Australian dollar futures are lower, pressured by the greenback. An upbeat jobs report nearly matched expectations. The Australian economy added 24,500 jobs in July, up from a revised figure of 1,000 in June, which was just below expectations of 25,300. The unemployment rate also ticked down to 4.2% from 4.3%. The data should lessen the need for a rate cut from the Reserve Bank of Australia in the near term. Market probability of a rate cut in September fell from 40% to 30% after the data was published, although a cut in November is still seen as highly likely. Wage growth data in Australia showed that wages held steady at a moderate rate of 3.4%, just above expectations of 3.3%, and not seen as an obstacle for the Reserve Bank of Australia to continue to cut rates in the future.

STOCK INDEX FUTURES

Stock index futures are lower after PPI data showed a sharp rise in services prices, especially trade margins, a key inflationary signal. The inflation shock looks to sap the enthusiasm the market has faced in the last couple of sessions, as it is likely to complicate the Fed’s decision in September. Stocks climbed higher Wednesday amid the increasing expectations that the Fed will cut rates at its next meeting, following Tuesday’s CPI inflation print.
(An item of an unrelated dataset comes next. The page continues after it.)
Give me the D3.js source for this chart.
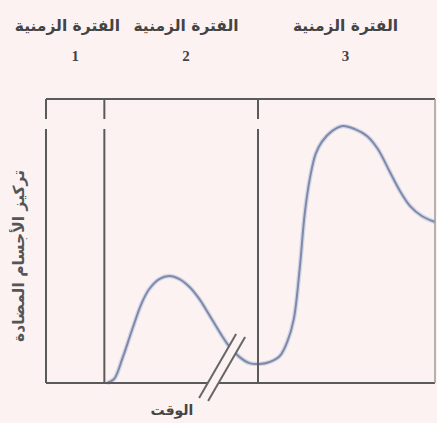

Weekly jobless claims came in just below expectations, although the previous week’s figure was revised slightly higher. Jobless claims came in at 224,000, below expectations of 225,000, while last week’s figure of 226,000 was revised higher to 227,000. Jobless claims will likely get more attention than normal given the economic backdrop, as eyes continue to stay peeled to labor data after the previous jobs report showed a sharp deterioration in labor market conditions.